Przewodnicząca związku zawodowego pielęgniarek i położnych Joanna Wójcik powiedziała, że urlopy na żądanie bierze dziś większość pielęgniarek i duża grupa pozostałych pracowników placówki, za wyjątkiem lekarzy. Zdaniem Wójcik, spora część oddziałów szpitala zostanie bez obsady lub z minimalną obsadą. Normalnie pracuje przychodnia przyszpitalna i oddziały opiekujące się ciężko chorymi pacjentami. Nie ma protestu na oddziałach ortopedii i neurologii.
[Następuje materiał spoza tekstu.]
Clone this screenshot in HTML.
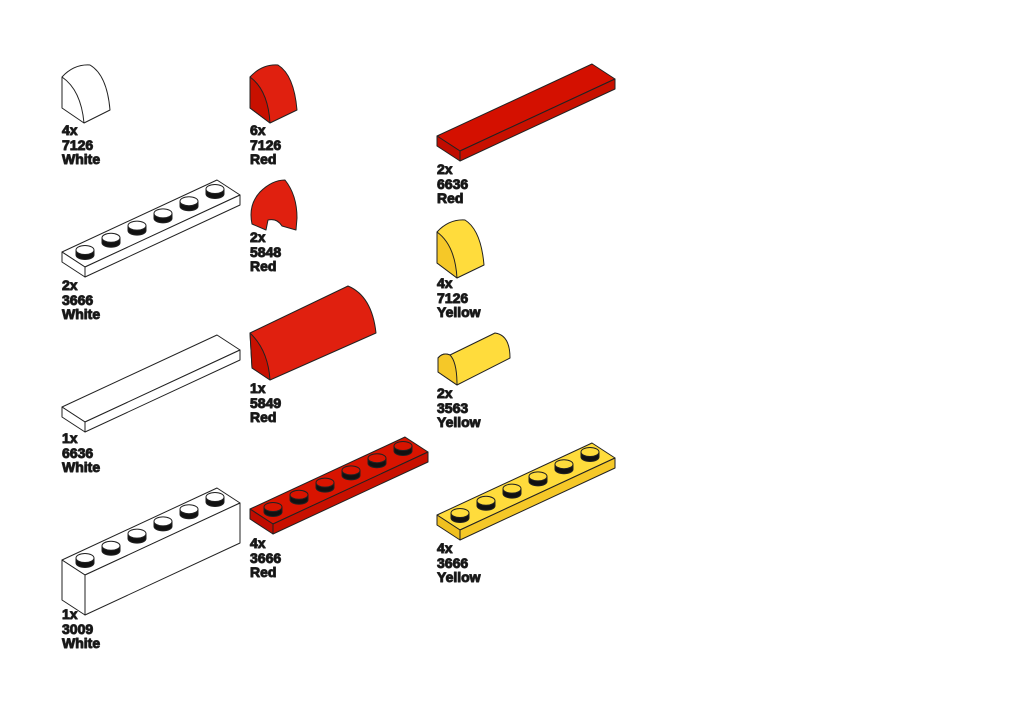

Wczoraj wieczorem zawarto natomiast porozumienie między pielęgniarkami a dyrekcją szpitala w Lubartowie. Przewodnicząca związku zawodowego pielęgniarek i położnych, Maria Olszak - Winiarska, powiedziała, że w placówce nie będzie protestu, gdyż pielęgniarki dostały 200 złotych podwyżki, a pielęgniarki-specjalistki 300. Związki zawodowe zastrzegły sobie możliwość powrotu do negocjacji w marcu lub w kwietniu.
Trwają rozmowy w szpitalach w Łukowie, Biłgoraju i Bychawie. Nie osiągnięto tam porozumień i w niektórych placówkach zostaną zorganizowane pikiety. Po rozmowach zapadną decyzje w sprawie ewentualnego zaostrzenia protestu.